What I Would Say to My Younger Self

The first time I was asked what advice I would give my younger self, I instantly knew the answer.

“Get over yourself.”

The trouble with the question is my younger self wouldn’t listen.

stagnation is the consequence of defending rather than exploring

Self-importance makes you unimportant.

5 dangers of self-importance:

#1. Self-importance makes you dumb. The need to be right closes minds. Self-important leaders defend ideas.

Stagnation is the consequence of defending rather than exploring.

You know you’re self-important when you spend most of your time convincing others your right.

#2. Self-importance creates stress. The only way self-important leaders can feel important is by being better than others. It’s stressful to be surrounded by incompetence.

You know you’re self-important when you’re always above average.

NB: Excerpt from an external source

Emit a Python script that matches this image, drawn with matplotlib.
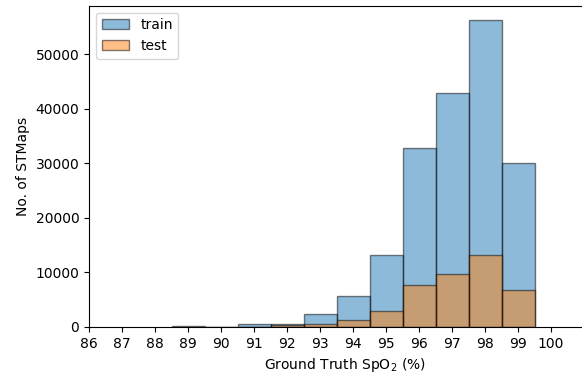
import matplotlib
matplotlib.use("Agg")
import matplotlib.pyplot as plt

spo2 = [89, 90, 91, 92, 93, 94, 95, 96, 97, 98, 99]
train_counts = [150, 0, 500, 450, 2300, 5700, 13200, 32800, 42900, 56200, 30000]
test_counts = [0, 0, 0, 400, 500, 1300, 2900, 7700, 9700, 13200, 6800]
xticks = list(range(86, 101))

fig = plt.figure(figsize=(5.82, 3.81), dpi=100)
ax = fig.add_axes([0.153, 0.142, 0.879, 0.843])

ax.bar(spo2, train_counts, width=1.0, color="#1f77b4", alpha=0.5,
       edgecolor="black", linewidth=1.0, label="train")
ax.bar(spo2, test_counts, width=1.0, color="#ff7f0e", alpha=0.5,
       edgecolor="black", linewidth=1.0, label="test")

ax.set_xlim(86, 101.5)
ax.set_ylim(0, 58900)
ax.set_xticks(xticks)
ax.set_yticks([0, 10000, 20000, 30000, 40000, 50000])
ax.set_xlabel("Ground Truth SpO$_2$ (%)")
ax.set_ylabel("No. of STMaps")
ax.legend(loc="upper left")

fig.savefig("out.png", dpi=100)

#3. Self-importance is exhausting. Leaders are forced to do all the important work, when they’re the most important people at the table.

 Self-important leaders don’t delegate. It’s exhausting when you do everything better than others.

When you’re self-important, leadership is about what you do.

#4. Self-important leaders disconnect. No one really understands you when your a self-important leader. You isolate yourself to get away from all the incompetent, disappointing people who surround you.

Isolation propagates arrogance.

#5. Self-important leaders judge others and exempt themselves. When you’re self-important, others need help. You don’t.

Growth ends when you’ve arrived.

Solving self-importance:

Just recently, I realized how to say, “Get over yourself,” in a positive way.

“Show up to serve.”

The leader’s importance is found in making others important. Every time you make yourself more important than others you lower the potential of those around you.

 

What advice would you give your younger self?

How might leaders navigate tensions between ego and humility?